HER MAJESTY RECEIVING KING LOUIS PHILIPPE AT WINDSOR CASTLE, October 8, 1844.
Louis Philippe was the first French Monarch who ever set foot in the British Islands on a visit of peace. The. Prince Consort met him at Portsmouth and accompanied him to Windsor, where the Queen awaited him. At the banquet "he talked to me," writes the Queen, "of the time when he was in a school in the Grisons, a teacher merely, receiving twenty pence a day, having to brush his own boots, and under the name of Chabot." On the following day he was installed Knight of the Garter. He left England on the 13th.

The upheavals which took place simultaneously in the Established Churches of England and Scotland, during the early years of Victoria's reign, and so profoundly stirred religious sentiment in both countries, can scarcely have arisen from independent centres of disturbance, though the connection between them is not easy to trace. They were the outcome of an awaking from the condition of inactivity and routine into which both these Protestant Churches had passed after the agitating events of the seventeenth century, and an attempt on the part of the more active intellects, both in clergy and people, to restore ecclesiastical authority and discipline.

The movement in England has been reckoned by the late Cardinal Newman, himself one of the leading spirits in it before his secession to Rome, as beginning with a sermon preached by John Keble in the University pulpit, 1833, afterwards published under the title " National Apostasy." About the same time began the publication of " Tracts for the Times," conducted by a group of earnest, active men, including Newman, Keble, Pusey, and others, advocating a revival of High Church observances as a means of quickening spiritual life and a restoration of the patristic doctrines and practice in Church government and services. From these tracts the movement became known as " Tractarian," till in 1841 their publication came to a sudden end by reason of the famous Tract No. 90, written by Newman, and deeply offensive to Protestant feeling in England. Newman joined the Church of Rome in 1845, and thereafter the term " Puseyite " was popularly used to designate this party.

DR. THOS. CHALMERS, x780-1847.
As minister of the Tron Church, Glasgow (1815), he obtained a great reputation. He was appointed Professor of Moral Philosophy at St. Andrew's, 1823, of Theology at Edinburgh in 1828, and led the great secession in 1843. He was the first Moderator of, and was elected Principal and Primarius Professor of Theology in the Free Church of Scotland.

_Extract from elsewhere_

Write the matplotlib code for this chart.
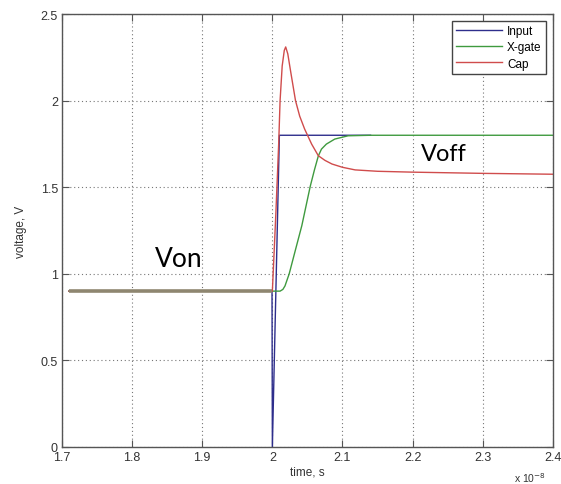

The corresponding movement in the Established Presbyterian Church of Scotland, commonly referred to as the Ten Years' Conflict, arose out of a question of Church government rather than one of theology. Lay patronage had been imposed on the Church of Scotland by the Act of 1712. The revival of spiritual activity, which in England took the shape of the Tractarian movement, was equally perceptible in Scotland, and resulted in the General Assembly of the Church of Scotland passing the Veto Act in 1834, by which it was declared to be a fundamental law of the Church that no pastor could be appointed to a parish against the will of the majority of the congregation. It was not long before this led to appeals from the Ecclesiastical to the Civil Courts. In 1842 the General Assembly presented to the Queen a " claim, declaration, and protest," accompanied by an address praying for the abolition of patronage, to which the Home Secretary made reply that the Government could not interfere. In March 1843, the House of Commons decided by 211 votes to 76 against attempting to redress the grievance, and on May 18 following, the non-intrusion party withdrew from the General Assembly and constituted the first Assembly of the Free Church, under the leadership of Dr. Thomas Chalmers. The action was all the more significant because Chalmers, the most powerful and popular preacher in the Scottish Church of that day, and a distinguished leader of ecclesiastical thought, had hitherto been a powerful champion of the connection of Church and State. But he had thrown himself with great earnestness into the work of reclaiming the masses and bringing them into direct relations with the Church, and he felt convinced that this great work could not be carried to success unless the Church were free to choose her own instruments. Four hundred and seventy parish ministers resigned their livings and joined the Free Church. A sustentation fund was set up, based on a calculation made by Chalmers that a penny a week from each member of a congregation would produce a stipend of £150 a year for 500 ministers. It amounted to no less than £367,000 in the first year of disruption.